* Problem description *
Tally up the lines carrying the string "React" and respond with only the resulting number.
___ Data lines ___
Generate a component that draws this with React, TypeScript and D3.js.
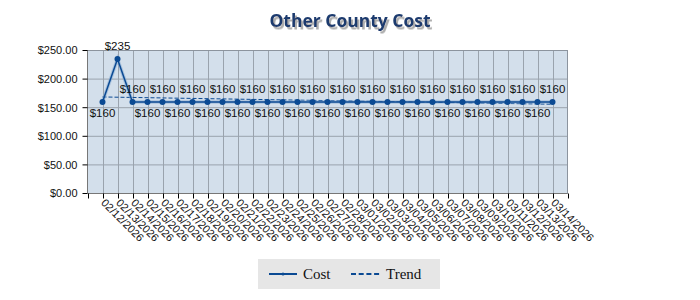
import React from "react";
import * as d3 from "d3";

const dates = [
  "02/12/2026","02/13/2026","02/14/2026","02/15/2026","02/16/2026","02/17/2026","02/18/2026",
  "02/19/2026","02/20/2026","02/21/2026","02/22/2026","02/23/2026","02/24/2026","02/25/2026",
  "02/26/2026","02/27/2026","02/28/2026","03/01/2026","03/02/2026","03/03/2026","03/04/2026",
  "03/05/2026","03/06/2026","03/07/2026","03/08/2026","03/09/2026","03/10/2026","03/11/2026",
  "03/12/2026","03/13/2026","03/14/2026",
];
const cost = [
  160, 235, 160, 160, 160, 160, 160, 160, 160, 160, 160, 160, 160, 160, 160, 160,
  160, 160, 160, 160, 160, 160, 160, 160, 160, 160, 160, 160, 160, 160, 160,
];
const yTicks = [0, 50, 100, 150, 200, 250];
const title = "Other County Cost";
const legendLabels = ["Cost", "Trend"];

const W = 700, H = 300;
const L = 87.5, R = 567.5, T = 50.5, B = 193.5;
const BLUE = "#0b4a93";

export default function App() {
  const n = cost.length;
  const x = d3.scaleLinear().domain([-1, n]).range([L, R]);
  const y = d3.scaleLinear().domain([0, 250]).range([B, T]);
  const idx = d3.range(n);
  const line = d3.line<number>().x((i) => x(i)).y((i) => y(cost[i]));

  // linear regression trend
  const mx = d3.mean(idx)!;
  const my = d3.mean(cost)!;
  const sxy = d3.sum(idx, (i) => (i - mx) * (cost[i] - my));
  const sxx = d3.sum(idx, (i) => (i - mx) * (i - mx));
  const slope = sxy / sxx;
  const icpt = my - slope * mx;
  const t0 = icpt, t1 = icpt + slope * (n - 1);

  const fmtAxis = (v: number) => "$" + d3.format(".2f")(v);
  const fmtLbl = (v: number) => "$" + d3.format("d")(v);
  const above = (i: number) => (i === 0 ? false : i === 1 ? true : i % 2 === 0);

  const font = "'Liberation Sans', Arial, sans-serif";

  return (
    <svg width={W} height={H} style={{ position: "absolute", left: 0, top: 0 }}>
      <defs>
        <filter id="tshadow" x="-10%" y="-30%" width="120%" height="180%">
          <feDropShadow dx={2} dy={2.5} stdDeviation={0.6} floodColor="#9a9a9a" floodOpacity={0.8} />
        </filter>
      </defs>
      <rect x={0} y={0} width={W} height={H} fill="#fff" />
      {/* title */}
      <text x={350} y={27} textAnchor="middle" fontFamily="'Open Sans', sans-serif" fontWeight="bold" fontSize={17.5} fill="#1c3a6e" filter="url(#tshadow)">{title}</text>

      {/* plot area */}
      <rect x={L} y={T} width={R - L} height={B - T} fill="#d3dfeb" />
      {yTicks.map((v) => (
        <line key={"hg" + v} x1={L} x2={R} y1={y(v)} y2={y(v)} stroke="#9aa3ad" strokeWidth={1} />
      ))}
      {idx.map((i) => (
        <line key={"vg" + i} x1={Math.round(x(i)) + 0.5} x2={Math.round(x(i)) + 0.5} y1={T} y2={B} stroke="#9aa3ad" strokeWidth={1} />
      ))}
      <rect x={L} y={T} width={R - L} height={B - T} fill="none" stroke="#8c949e" strokeWidth={1} />

      {/* y axis */}
      <line x1={L} x2={L} y1={T} y2={B} stroke="#777" />
      {yTicks.map((v) => (
        <g key={"yt" + v}>
          <line x1={L - 5} x2={L} y1={y(v)} y2={y(v)} stroke="#000" />
          <text x={L - 10} y={y(v)} dy="0.35em" textAnchor="end" fontFamily={font} fontSize={11} fill="#111">{fmtAxis(v)}</text>
        </g>
      ))}

      {/* x axis */}
      <line x1={L} x2={R} y1={B} y2={B} stroke="#777" />
      {d3.range(-1, n + 1).map((i) => (
        <line key={"xt" + i} x1={Math.round(x(i)) + 0.5} x2={Math.round(x(i)) + 0.5} y1={B} y2={B + 5} stroke="#000" />
      ))}
      {idx.map((i) => (
        <text key={"xl" + i} transform={`translate(${x(i) - 2},${B + 10}) rotate(45)`} fontFamily={font} fontSize={11} fill="#111">{dates[i]}</text>
      ))}

      {/* trend */}
      <line x1={x(0)} x2={x(n - 1)} y1={y(t0)} y2={y(t1)} stroke={BLUE} strokeWidth={1} strokeDasharray="4,2" />

      {/* cost series */}
      <path d={line(idx)!} fill="none" stroke="#7fa6cf" strokeWidth={3.5} opacity={0.5} />
      <path d={line(idx)!} fill="none" stroke={BLUE} strokeWidth={1.5} />
      {idx.map((i) => (
        <circle key={"pt" + i} cx={x(i)} cy={y(cost[i])} r={3} fill={BLUE} />
      ))}
      {idx.map((i) => (
        <text key={"lb" + i} x={x(i)} y={above(i) ? y(cost[i]) - 9 : y(cost[i]) + 15} textAnchor="middle" fontFamily={font} fontSize={11.5} fill="#111">{fmtLbl(cost[i])}</text>
      ))}

      {/* legend */}
      <rect x={258} y={259} width={182} height={30} fill="#e6e6e6" />
      <line x1={269} x2={297} y1={274} y2={274} stroke={BLUE} strokeWidth={2} />
      <circle cx={283} cy={274} r={1.5} fill={BLUE} />
      <text x={303} y={279} fontFamily="'Liberation Serif', 'Times New Roman', serif" fontSize={15} fill="#111">{legendLabels[0]}</text>
      <line x1={351} x2={380} y1={274} y2={274} stroke={BLUE} strokeWidth={2} strokeDasharray="5,2.7" />
      <text x={386} y={279} fontFamily="'Liberation Serif', 'Times New Roman', serif" fontSize={15} fill="#111">{legendLabels[1]}</text>
    </svg>
  );
}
___
* Response for this exercise *
2